Senate Bill 2188 gives every state-licensed agency carte blanche to discriminate against adoption applicants of certain religious faiths or anyone else the agency disapproves of because of its moral or religious beliefs.  Thus, any qualified parents could face exclusion.  For example, some agencies might believe that children should only be placed with Christians.  Some might believe that the Bible mandates that only families with stay-at-home mothers are suitable for raising children.  Others might object to placing children with parents who would take them to the doctor when sick.  Yet Senate Bill 2188 would permit these and an extremely broad range of other exclusions.

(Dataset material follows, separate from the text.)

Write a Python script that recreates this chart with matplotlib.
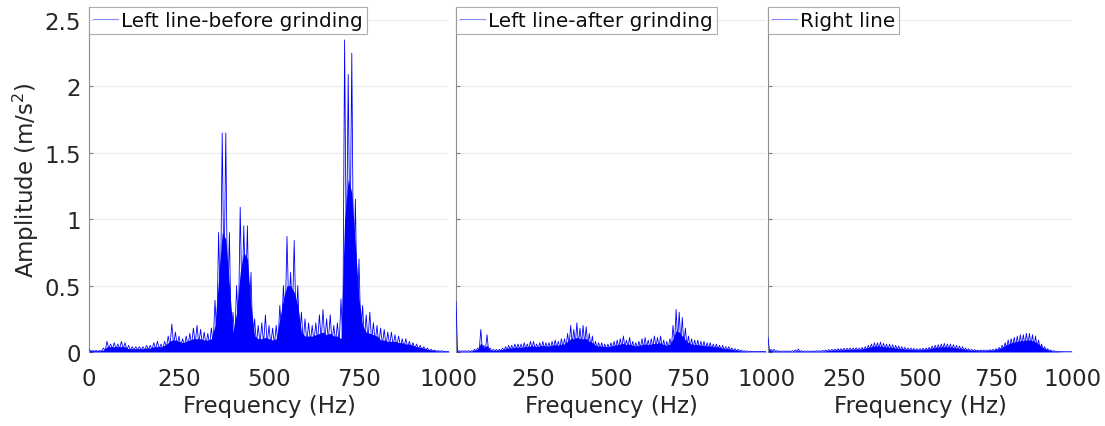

North Dakota cannot afford to have qualified, good parents turned away from adopting because they do not share an agency’s religious or moral beliefs.  Almost four hundred parentless children are waiting to be adopted in the state.  Over 80% wait for more than a year, and more than half wait more than two years waiting for stable, permanent homes.  Allowing agencies to disqualify an applicant because of religious or moral views will have the most immoral of effects – it will leave children waiting even longer for parents to adopt them.  For some it may mean never being adopted.

Senate Bill 2188 runs afoul of the federal and state constitutional protections against government endorsement of religion.  Allowing state-licensed agencies to use religious criteria in making adoptive placements for children in state custody amounts to government endorsement of religion in violation of the federal and state constitutional protection against government establishment of religion.

Senate Bill 2188 essentially provides for state-sanctioned discrimination.  At a time when many both in and out of the North Dakota legislature are looking for ways to make our state a more welcoming and inviting place, this bill sends the message that individuals who are perceived as “different” are not truly welcome in our state and entitled to the same rights and protections as those who are perceived to be in the “mainstream.”

Senate Bill 2188 is not just morally irresponsible, it is financially dangerous as well.  For every child whose adoption was delayed because of the bill’s exclusion of qualified parents, North Dakota could lose federal funds provided for by the federal Adoption and Safe Families Act.